**GIVEN TASK:** Please transcribe the data below exactly. Leave the pictures out.

**PROVIDED MATERIAL:**
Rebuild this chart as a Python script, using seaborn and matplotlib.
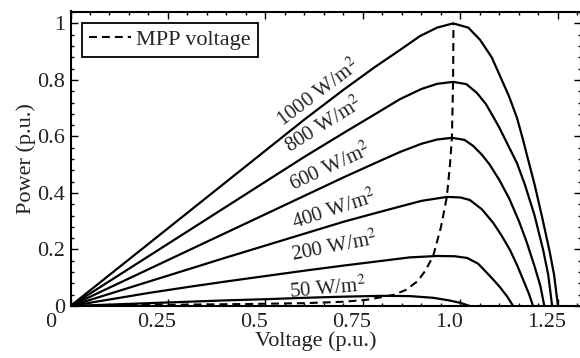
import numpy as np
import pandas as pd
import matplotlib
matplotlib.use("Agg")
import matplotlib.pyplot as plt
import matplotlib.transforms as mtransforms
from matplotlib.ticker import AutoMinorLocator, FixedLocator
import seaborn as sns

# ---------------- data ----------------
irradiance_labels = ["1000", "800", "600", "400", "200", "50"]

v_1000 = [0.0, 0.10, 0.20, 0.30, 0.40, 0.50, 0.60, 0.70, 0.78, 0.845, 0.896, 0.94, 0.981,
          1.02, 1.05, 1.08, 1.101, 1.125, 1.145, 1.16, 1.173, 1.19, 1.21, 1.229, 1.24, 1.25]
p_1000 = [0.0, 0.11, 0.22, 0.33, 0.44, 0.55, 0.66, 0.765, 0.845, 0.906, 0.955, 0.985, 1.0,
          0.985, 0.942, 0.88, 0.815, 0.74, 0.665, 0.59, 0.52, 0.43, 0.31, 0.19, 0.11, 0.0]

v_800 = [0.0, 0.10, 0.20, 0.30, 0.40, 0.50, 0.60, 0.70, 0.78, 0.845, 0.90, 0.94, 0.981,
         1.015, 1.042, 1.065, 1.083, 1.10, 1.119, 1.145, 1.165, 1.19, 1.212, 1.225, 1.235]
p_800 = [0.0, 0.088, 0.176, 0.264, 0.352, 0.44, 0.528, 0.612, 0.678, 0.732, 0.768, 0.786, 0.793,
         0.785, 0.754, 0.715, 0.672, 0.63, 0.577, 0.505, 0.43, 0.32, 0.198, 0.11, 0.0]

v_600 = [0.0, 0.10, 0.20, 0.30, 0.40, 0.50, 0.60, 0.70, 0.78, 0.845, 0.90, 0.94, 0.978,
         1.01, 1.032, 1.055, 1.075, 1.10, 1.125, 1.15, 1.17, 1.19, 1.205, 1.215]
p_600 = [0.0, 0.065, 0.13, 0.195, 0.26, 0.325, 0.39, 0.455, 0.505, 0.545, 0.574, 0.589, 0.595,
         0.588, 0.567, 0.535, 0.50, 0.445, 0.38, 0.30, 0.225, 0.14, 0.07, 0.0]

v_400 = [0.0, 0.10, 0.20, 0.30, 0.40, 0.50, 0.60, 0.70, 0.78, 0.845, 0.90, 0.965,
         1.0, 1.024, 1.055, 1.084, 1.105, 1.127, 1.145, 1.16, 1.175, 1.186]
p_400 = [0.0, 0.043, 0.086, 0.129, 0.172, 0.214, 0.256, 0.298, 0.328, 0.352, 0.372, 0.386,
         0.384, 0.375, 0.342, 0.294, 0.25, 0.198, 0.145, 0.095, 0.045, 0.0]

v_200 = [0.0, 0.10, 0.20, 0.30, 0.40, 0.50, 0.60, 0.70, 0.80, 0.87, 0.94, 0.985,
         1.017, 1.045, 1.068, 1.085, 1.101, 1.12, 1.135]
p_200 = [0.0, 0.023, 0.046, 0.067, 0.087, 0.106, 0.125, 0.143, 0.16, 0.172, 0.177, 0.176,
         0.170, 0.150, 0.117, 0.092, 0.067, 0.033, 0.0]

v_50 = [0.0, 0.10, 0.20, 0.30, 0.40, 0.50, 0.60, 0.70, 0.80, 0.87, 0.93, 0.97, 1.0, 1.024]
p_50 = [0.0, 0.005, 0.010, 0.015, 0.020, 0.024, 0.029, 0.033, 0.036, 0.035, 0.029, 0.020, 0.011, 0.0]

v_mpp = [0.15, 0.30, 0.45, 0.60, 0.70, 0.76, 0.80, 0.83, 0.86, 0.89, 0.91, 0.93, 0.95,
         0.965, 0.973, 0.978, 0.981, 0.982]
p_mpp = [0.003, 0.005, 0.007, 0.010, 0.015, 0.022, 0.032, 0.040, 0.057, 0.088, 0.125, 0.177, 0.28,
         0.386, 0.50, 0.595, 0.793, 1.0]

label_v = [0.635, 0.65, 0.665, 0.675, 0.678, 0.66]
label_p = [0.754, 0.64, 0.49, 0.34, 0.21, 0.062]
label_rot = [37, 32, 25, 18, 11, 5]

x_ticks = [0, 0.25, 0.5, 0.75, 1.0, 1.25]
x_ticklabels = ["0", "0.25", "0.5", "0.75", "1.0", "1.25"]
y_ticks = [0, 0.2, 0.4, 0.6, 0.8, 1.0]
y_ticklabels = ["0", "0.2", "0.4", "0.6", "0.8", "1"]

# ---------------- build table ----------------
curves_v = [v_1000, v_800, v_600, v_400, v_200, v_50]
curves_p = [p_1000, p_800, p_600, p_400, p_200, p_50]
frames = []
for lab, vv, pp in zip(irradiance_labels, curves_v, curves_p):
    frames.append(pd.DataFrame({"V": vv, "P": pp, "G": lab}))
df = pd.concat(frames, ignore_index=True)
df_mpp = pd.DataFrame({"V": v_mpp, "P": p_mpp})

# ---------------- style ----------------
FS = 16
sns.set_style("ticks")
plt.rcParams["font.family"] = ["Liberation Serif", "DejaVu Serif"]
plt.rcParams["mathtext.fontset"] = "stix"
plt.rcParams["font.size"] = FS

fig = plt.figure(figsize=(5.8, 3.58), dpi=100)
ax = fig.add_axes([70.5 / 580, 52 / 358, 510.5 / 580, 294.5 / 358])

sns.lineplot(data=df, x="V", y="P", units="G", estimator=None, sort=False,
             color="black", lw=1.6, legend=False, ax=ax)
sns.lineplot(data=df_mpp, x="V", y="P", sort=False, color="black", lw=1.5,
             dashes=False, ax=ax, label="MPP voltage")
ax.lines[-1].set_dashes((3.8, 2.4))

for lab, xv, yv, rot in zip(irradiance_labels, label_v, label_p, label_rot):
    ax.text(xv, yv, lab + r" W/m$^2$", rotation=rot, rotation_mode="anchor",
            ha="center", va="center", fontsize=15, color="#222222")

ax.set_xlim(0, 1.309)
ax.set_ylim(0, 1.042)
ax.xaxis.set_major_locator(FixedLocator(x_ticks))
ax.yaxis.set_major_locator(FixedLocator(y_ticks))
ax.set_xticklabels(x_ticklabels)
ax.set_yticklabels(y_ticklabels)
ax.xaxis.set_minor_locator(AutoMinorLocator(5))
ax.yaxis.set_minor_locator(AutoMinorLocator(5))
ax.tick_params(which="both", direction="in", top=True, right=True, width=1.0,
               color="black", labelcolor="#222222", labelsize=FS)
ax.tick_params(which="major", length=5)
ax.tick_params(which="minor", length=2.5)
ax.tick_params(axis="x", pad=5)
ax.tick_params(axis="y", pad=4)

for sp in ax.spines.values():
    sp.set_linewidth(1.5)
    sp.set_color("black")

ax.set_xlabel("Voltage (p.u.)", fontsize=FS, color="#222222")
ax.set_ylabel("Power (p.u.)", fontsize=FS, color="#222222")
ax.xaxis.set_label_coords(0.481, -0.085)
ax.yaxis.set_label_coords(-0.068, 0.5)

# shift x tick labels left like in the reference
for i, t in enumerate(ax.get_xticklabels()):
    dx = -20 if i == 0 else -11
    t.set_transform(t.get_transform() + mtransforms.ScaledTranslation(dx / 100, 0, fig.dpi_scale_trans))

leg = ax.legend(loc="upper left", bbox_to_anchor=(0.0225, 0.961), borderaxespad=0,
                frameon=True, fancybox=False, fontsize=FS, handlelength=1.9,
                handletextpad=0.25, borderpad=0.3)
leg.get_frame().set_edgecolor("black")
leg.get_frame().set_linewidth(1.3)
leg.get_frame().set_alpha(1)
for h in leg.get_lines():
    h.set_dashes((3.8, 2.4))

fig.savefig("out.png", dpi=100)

**FULL RESPONSE:**
Rebuild this chart as a Python script, using seaborn and matplotlib.
import numpy as np
import pandas as pd
import matplotlib
matplotlib.use("Agg")
import matplotlib.pyplot as plt
import matplotlib.transforms as mtransforms
from matplotlib.ticker import AutoMinorLocator, FixedLocator
import seaborn as sns

# ---------------- data ----------------
irradiance_labels = ["1000", "800", "600", "400", "200", "50"]

v_1000 = [0.0, 0.10, 0.20, 0.30, 0.40, 0.50, 0.60, 0.70, 0.78, 0.845, 0.896, 0.94, 0.981,
          1.02, 1.05, 1.08, 1.101, 1.125, 1.145, 1.16, 1.173, 1.19, 1.21, 1.229, 1.24, 1.25]
p_1000 = [0.0, 0.11, 0.22, 0.33, 0.44, 0.55, 0.66, 0.765, 0.845, 0.906, 0.955, 0.985, 1.0,
          0.985, 0.942, 0.88, 0.815, 0.74, 0.665, 0.59, 0.52, 0.43, 0.31, 0.19, 0.11, 0.0]

v_800 = [0.0, 0.10, 0.20, 0.30, 0.40, 0.50, 0.60, 0.70, 0.78, 0.845, 0.90, 0.94, 0.981,
         1.015, 1.042, 1.065, 1.083, 1.10, 1.119, 1.145, 1.165, 1.19, 1.212, 1.225, 1.235]
p_800 = [0.0, 0.088, 0.176, 0.264, 0.352, 0.44, 0.528, 0.612, 0.678, 0.732, 0.768, 0.786, 0.793,
         0.785, 0.754, 0.715, 0.672, 0.63, 0.577, 0.505, 0.43, 0.32, 0.198, 0.11, 0.0]

v_600 = [0.0, 0.10, 0.20, 0.30, 0.40, 0.50, 0.60, 0.70, 0.78, 0.845, 0.90, 0.94, 0.978,
         1.01, 1.032, 1.055, 1.075, 1.10, 1.125, 1.15, 1.17, 1.19, 1.205, 1.215]
p_600 = [0.0, 0.065, 0.13, 0.195, 0.26, 0.325, 0.39, 0.455, 0.505, 0.545, 0.574, 0.589, 0.595,
         0.588, 0.567, 0.535, 0.50, 0.445, 0.38, 0.30, 0.225, 0.14, 0.07, 0.0]

v_400 = [0.0, 0.10, 0.20, 0.30, 0.40, 0.50, 0.60, 0.70, 0.78, 0.845, 0.90, 0.965,
         1.0, 1.024, 1.055, 1.084, 1.105, 1.127, 1.145, 1.16, 1.175, 1.186]
p_400 = [0.0, 0.043, 0.086, 0.129, 0.172, 0.214, 0.256, 0.298, 0.328, 0.352, 0.372, 0.386,
         0.384, 0.375, 0.342, 0.294, 0.25, 0.198, 0.145, 0.095, 0.045, 0.0]

v_200 = [0.0, 0.10, 0.20, 0.30, 0.40, 0.50, 0.60, 0.70, 0.80, 0.87, 0.94, 0.985,
         1.017, 1.045, 1.068, 1.085, 1.101, 1.12, 1.135]
p_200 = [0.0, 0.023, 0.046, 0.067, 0.087, 0.106, 0.125, 0.143, 0.16, 0.172, 0.177, 0.176,
         0.170, 0.150, 0.117, 0.092, 0.067, 0.033, 0.0]

v_50 = [0.0, 0.10, 0.20, 0.30, 0.40, 0.50, 0.60, 0.70, 0.80, 0.87, 0.93, 0.97, 1.0, 1.024]
p_50 = [0.0, 0.005, 0.010, 0.015, 0.020, 0.024, 0.029, 0.033, 0.036, 0.035, 0.029, 0.020, 0.011, 0.0]

v_mpp = [0.15, 0.30, 0.45, 0.60, 0.70, 0.76, 0.80, 0.83, 0.86, 0.89, 0.91, 0.93, 0.95,
         0.965, 0.973, 0.978, 0.981, 0.982]
p_mpp = [0.003, 0.005, 0.007, 0.010, 0.015, 0.022, 0.032, 0.040, 0.057, 0.088, 0.125, 0.177, 0.28,
         0.386, 0.50, 0.595, 0.793, 1.0]

label_v = [0.635, 0.65, 0.665, 0.675, 0.678, 0.66]
label_p = [0.754, 0.64, 0.49, 0.34, 0.21, 0.062]
label_rot = [37, 32, 25, 18, 11, 5]

x_ticks = [0, 0.25, 0.5, 0.75, 1.0, 1.25]
x_ticklabels = ["0", "0.25", "0.5", "0.75", "1.0", "1.25"]
y_ticks = [0, 0.2, 0.4, 0.6, 0.8, 1.0]
y_ticklabels = ["0", "0.2", "0.4", "0.6", "0.8", "1"]

# ---------------- build table ----------------
curves_v = [v_1000, v_800, v_600, v_400, v_200, v_50]
curves_p = [p_1000, p_800, p_600, p_400, p_200, p_50]
frames = []
for lab, vv, pp in zip(irradiance_labels, curves_v, curves_p):
    frames.append(pd.DataFrame({"V": vv, "P": pp, "G": lab}))
df = pd.concat(frames, ignore_index=True)
df_mpp = pd.DataFrame({"V": v_mpp, "P": p_mpp})

# ---------------- style ----------------
FS = 16
sns.set_style("ticks")
plt.rcParams["font.family"] = ["Liberation Serif", "DejaVu Serif"]
plt.rcParams["mathtext.fontset"] = "stix"
plt.rcParams["font.size"] = FS

fig = plt.figure(figsize=(5.8, 3.58), dpi=100)
ax = fig.add_axes([70.5 / 580, 52 / 358, 510.5 / 580, 294.5 / 358])

sns.lineplot(data=df, x="V", y="P", units="G", estimator=None, sort=False,
             color="black", lw=1.6, legend=False, ax=ax)
sns.lineplot(data=df_mpp, x="V", y="P", sort=False, color="black", lw=1.5,
             dashes=False, ax=ax, label="MPP voltage")
ax.lines[-1].set_dashes((3.8, 2.4))

for lab, xv, yv, rot in zip(irradiance_labels, label_v, label_p, label_rot):
    ax.text(xv, yv, lab + r" W/m$^2$", rotation=rot, rotation_mode="anchor",
            ha="center", va="center", fontsize=15, color="#222222")

ax.set_xlim(0, 1.309)
ax.set_ylim(0, 1.042)
ax.xaxis.set_major_locator(FixedLocator(x_ticks))
ax.yaxis.set_major_locator(FixedLocator(y_ticks))
ax.set_xticklabels(x_ticklabels)
ax.set_yticklabels(y_ticklabels)
ax.xaxis.set_minor_locator(AutoMinorLocator(5))
ax.yaxis.set_minor_locator(AutoMinorLocator(5))
ax.tick_params(which="both", direction="in", top=True, right=True, width=1.0,
               color="black", labelcolor="#222222", labelsize=FS)
ax.tick_params(which="major", length=5)
ax.tick_params(which="minor", length=2.5)
ax.tick_params(axis="x", pad=5)
ax.tick_params(axis="y", pad=4)

for sp in ax.spines.values():
    sp.set_linewidth(1.5)
    sp.set_color("black")

ax.set_xlabel("Voltage (p.u.)", fontsize=FS, color="#222222")
ax.set_ylabel("Power (p.u.)", fontsize=FS, color="#222222")
ax.xaxis.set_label_coords(0.481, -0.085)
ax.yaxis.set_label_coords(-0.068, 0.5)

# shift x tick labels left like in the reference
for i, t in enumerate(ax.get_xticklabels()):
    dx = -20 if i == 0 else -11
    t.set_transform(t.get_transform() + mtransforms.ScaledTranslation(dx / 100, 0, fig.dpi_scale_trans))

leg = ax.legend(loc="upper left", bbox_to_anchor=(0.0225, 0.961), borderaxespad=0,
                frameon=True, fancybox=False, fontsize=FS, handlelength=1.9,
                handletextpad=0.25, borderpad=0.3)
leg.get_frame().set_edgecolor("black")
leg.get_frame().set_linewidth(1.3)
leg.get_frame().set_alpha(1)
for h in leg.get_lines():
    h.set_dashes((3.8, 2.4))

fig.savefig("out.png", dpi=100)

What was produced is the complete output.